### GIVEN EXERCISE
The line holding "clear_y = [0.125, 0.356, 0.0264, 4.20, 3.95]" is the last one to output; start at the first line of the data, keep every line in between exactly, and leave out pictures.

### SUPPLIED DATA
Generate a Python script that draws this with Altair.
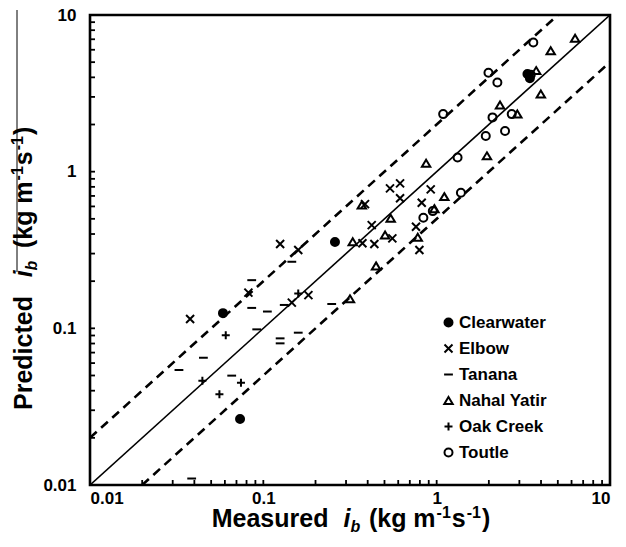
import altair as alt
import pandas as pd

# ---------------- data ----------------
sites = ["Clearwater", "Elbow", "Tanana", "Nahal Yatir", "Oak Creek", "Toutle"]

clear_x = [0.0585, 0.259, 0.0734, 3.34, 3.45]
clear_y = [0.125, 0.356, 0.0264, 4.20, 3.95]

elbow_x = [0.0378, 0.125, 0.159, 0.082, 0.182, 0.146, 0.538, 0.615, 0.924, 0.615,
           0.386, 0.820, 0.422, 0.760, 0.373, 0.437, 0.555, 0.795]
elbow_y = [0.1147, 0.345, 0.316, 0.169, 0.163, 0.146, 0.782, 0.842, 0.771, 0.676,
           0.621, 0.634, 0.456, 0.445, 0.349, 0.345, 0.375, 0.316]

tanana_x = [0.146, 0.0857, 0.0857, 0.1055, 0.132, 0.248, 0.0916, 0.125, 0.125,
            0.159, 0.0451, 0.0326, 0.0657, 0.0386]
tanana_y = [0.266, 0.203, 0.135, 0.128, 0.141, 0.143, 0.0985, 0.0863, 0.0802,
            0.0938, 0.0649, 0.0542, 0.0499, 0.0110]

nahal_x = [0.869, 1.107, 0.370, 0.543, 0.97, 0.328, 0.504, 0.778, 0.447, 0.316,
           6.29, 4.55, 3.75, 3.99, 2.32, 2.92, 1.95]
nahal_y = [1.13, 0.692, 0.612, 0.504, 0.58, 0.357, 0.394, 0.381, 0.250, 0.154,
           7.09, 5.91, 4.41, 3.13, 2.66, 2.33, 1.26]

oak_x = [0.159, 0.0607, 0.0445, 0.0743, 0.0558]
oak_y = [0.167, 0.0902, 0.0463, 0.045, 0.0379]

toutle_x = [0.838, 0.95, 1.38, 1.32, 1.09, 1.99, 2.24, 3.61, 3.49, 2.10, 2.71, 2.48, 1.92]
toutle_y = [0.508, 0.56, 0.733, 1.23, 2.33, 4.28, 3.71, 6.68, 4.15, 2.22, 2.33, 1.82, 1.69]

axis_values = [0.01, 0.1, 1, 10]
minor_ticks = [m * d for d in [0.01, 0.1, 1] for m in range(2, 10)] + [0.1, 1]

# reference lines: 1:1, 2:1 and 1:2
line_11_x = [0.01, 10]
line_11_y = [0.01, 10]
line_up_x = [0.01, 5]
line_up_y = [0.02, 10]
line_lo_x = [0.02, 10]
line_lo_y = [0.01, 5]

# ---------------- build tables ----------------
rows = []
for s, xs, ys in zip(sites,
                     [clear_x, elbow_x, tanana_x, nahal_x, oak_x, toutle_x],
                     [clear_y, elbow_y, tanana_y, nahal_y, oak_y, toutle_y]):
    for a, b in zip(xs, ys):
        rows.append({"site": s, "x": a, "y": b})
df = pd.DataFrame(rows)

FONT = "Liberation Sans"
W, H = 520, 470
L, T = 90, 15

xscale = alt.Scale(type="log", domain=[0.01, 10], nice=False)
yscale = alt.Scale(type="log", domain=[0.01, 10], nice=False)

shape_range = ["circle",
               "M-1,-1L1,1M-1,1L1,-1",
               "M-1.1,0L1.1,0",
               "M0,-0.9L1.05,0.85L-1.05,0.85Z",
               "M-1,0L1,0M0,-1L0,1",
               "circle"]
fill_range = ["black", "transparent", "transparent", "transparent", "transparent", "transparent"]
stroke_range = ["black"] * 6

legend = alt.Legend(orient="none", legendX=350, legendY=299, title=None,
                    labelFont=FONT, labelFontWeight="bold", labelFontSize=17,
                    labelColor="black", symbolSize=64, symbolStrokeWidth=2,
                    rowPadding=8, labelOffset=2, padding=0)

xaxis = alt.Axis(values=axis_values, format="~g", ticks=False, domain=False, grid=False,
                 labelFont=FONT, labelFontWeight="bold", labelFontSize=17,
                 labelColor="black", labelPadding=5, title=None)
yaxis = alt.Axis(values=axis_values, format="~g", ticks=False, domain=False, grid=False,
                 labelFont=FONT, labelFontWeight="bold", labelFontSize=17,
                 labelColor="black", labelPadding=14, title=None)

points = alt.Chart(df).mark_point(filled=False, strokeWidth=2, size=64, opacity=1).encode(
    x=alt.X("x:Q", scale=xscale, axis=xaxis),
    y=alt.Y("y:Q", scale=yscale, axis=yaxis),
    shape=alt.Shape("site:N", scale=alt.Scale(domain=sites, range=shape_range), legend=legend),
    fill=alt.Fill("site:N", scale=alt.Scale(domain=sites, range=fill_range), legend=legend),
    stroke=alt.Stroke("site:N", scale=alt.Scale(domain=sites, range=stroke_range), legend=legend),
)

def ref_line(xs, ys, dash):
    d = pd.DataFrame({"x": xs, "y": ys})
    kw = dict(color="black", strokeWidth=2.6 if dash else 1.6, clip=True)
    if dash:
        kw["strokeDash"] = [9, 6]
    return alt.Chart(d).mark_line(**kw).encode(
        x=alt.X("x:Q", scale=xscale), y=alt.Y("y:Q", scale=yscale))

lines = [ref_line(line_11_x, line_11_y, False),
         ref_line(line_up_x, line_up_y, True),
         ref_line(line_lo_x, line_lo_y, True)]

tick_df = pd.DataFrame({"v": minor_ticks})
xticks = alt.Chart(tick_df).mark_rule(color="black", strokeWidth=1.8).encode(
    x=alt.X("v:Q", scale=xscale), y=alt.value(H), y2=alt.value(H - 5))
yticks = alt.Chart(tick_df).mark_rule(color="black", strokeWidth=1.8).encode(
    y=alt.Y("v:Q", scale=yscale), x=alt.value(0), x2=alt.value(5))

frame = alt.Chart(pd.DataFrame({"a": [0]})).mark_rect(
    fill="transparent", stroke="black", strokeWidth=2.6).encode(
    x=alt.value(0), x2=alt.value(W), y=alt.value(0), y2=alt.value(H))

# ---------------- axis titles built from pieces ----------------
WID = {"P": 667, "r": 389, "e": 556, "d": 611, "i": 278, "c": 556, "t": 333, " ": 278,
       "M": 833, "a": 556, "s": 556, "u": 611, "b": 611, "(": 333, ")": 333, "k": 556,
       "g": 611, "m": 889, "-": 333, "1": 556}

def pw(s, size):
    return sum(WID[c] for c in s) / 1000 * size

BIG, SMALL = 25, 16

def pieces(first, g1, g2):
    return [(first, BIG, False, 0, g1),
            ("i", BIG, True, 0, 0),
            ("b", SMALL, True, 5, g2),
            ("(kg m", BIG, False, 0, 1),
            ("-1", SMALL, False, -9, 1),
            ("s", BIG, False, 0, 1),
            ("-1", SMALL, False, -9, 1),
            (")", BIG, False, 0, 0)]

def text_layer(txt, size, italic, x, y, angle):
    return alt.Chart(pd.DataFrame({"t": [txt]})).mark_text(
        font=FONT, fontWeight="bold", fontSize=size,
        fontStyle="italic" if italic else "normal",
        align="left", baseline="alphabetic", angle=angle, color="black"
    ).encode(text="t:N", x=alt.value(x), y=alt.value(y))

title_layers = []
# x title
xp = pieces("Measured", 0.6 * BIG, 0.35 * BIG)
total = sum(pw(t, s) + gap for t, s, it, dy, gap in xp)
cx = 351 - total / 2 - L
for t, s, it, dy, gap in xp:
    title_layers.append(text_layer(t, s, it, cx, 527 - T + dy, 0))
    cx += pw(t, s) + gap
# y title (rotated, reading upward)
yp = pieces("Predicted", 0.75 * BIG, 0.5 * BIG)
cy = 410 - T
for t, s, it, dy, gap in yp:
    title_layers.append(text_layer(t, s, it, 32 - L + dy, cy, 270))
    cy -= pw(t, s) + gap

overline = alt.Chart(pd.DataFrame({"a": [0]})).mark_rule(color="black", strokeWidth=1).encode(
    x=alt.value(17 - L), y=alt.value(10 - T), y2=alt.value(272 - T))

chart = alt.layer(*lines, xticks, yticks, points, frame, *title_layers, overline).properties(
    width=W, height=H,
    autosize=alt.AutoSizeParams(type="none"),
    padding={"left": L, "top": T, "right": 626 - L - W, "bottom": 547 - T - H},
).configure_view(stroke="black", strokeWidth=2.6).configure(font=FONT, background="white")

chart.save("out.html", embed_options={"renderer": "svg", "actions": False})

### FULL SOLUTION
Generate a Python script that draws this with Altair.
import altair as alt
import pandas as pd

# ---------------- data ----------------
sites = ["Clearwater", "Elbow", "Tanana", "Nahal Yatir", "Oak Creek", "Toutle"]

clear_x = [0.0585, 0.259, 0.0734, 3.34, 3.45]
clear_y = [0.125, 0.356, 0.0264, 4.20, 3.95]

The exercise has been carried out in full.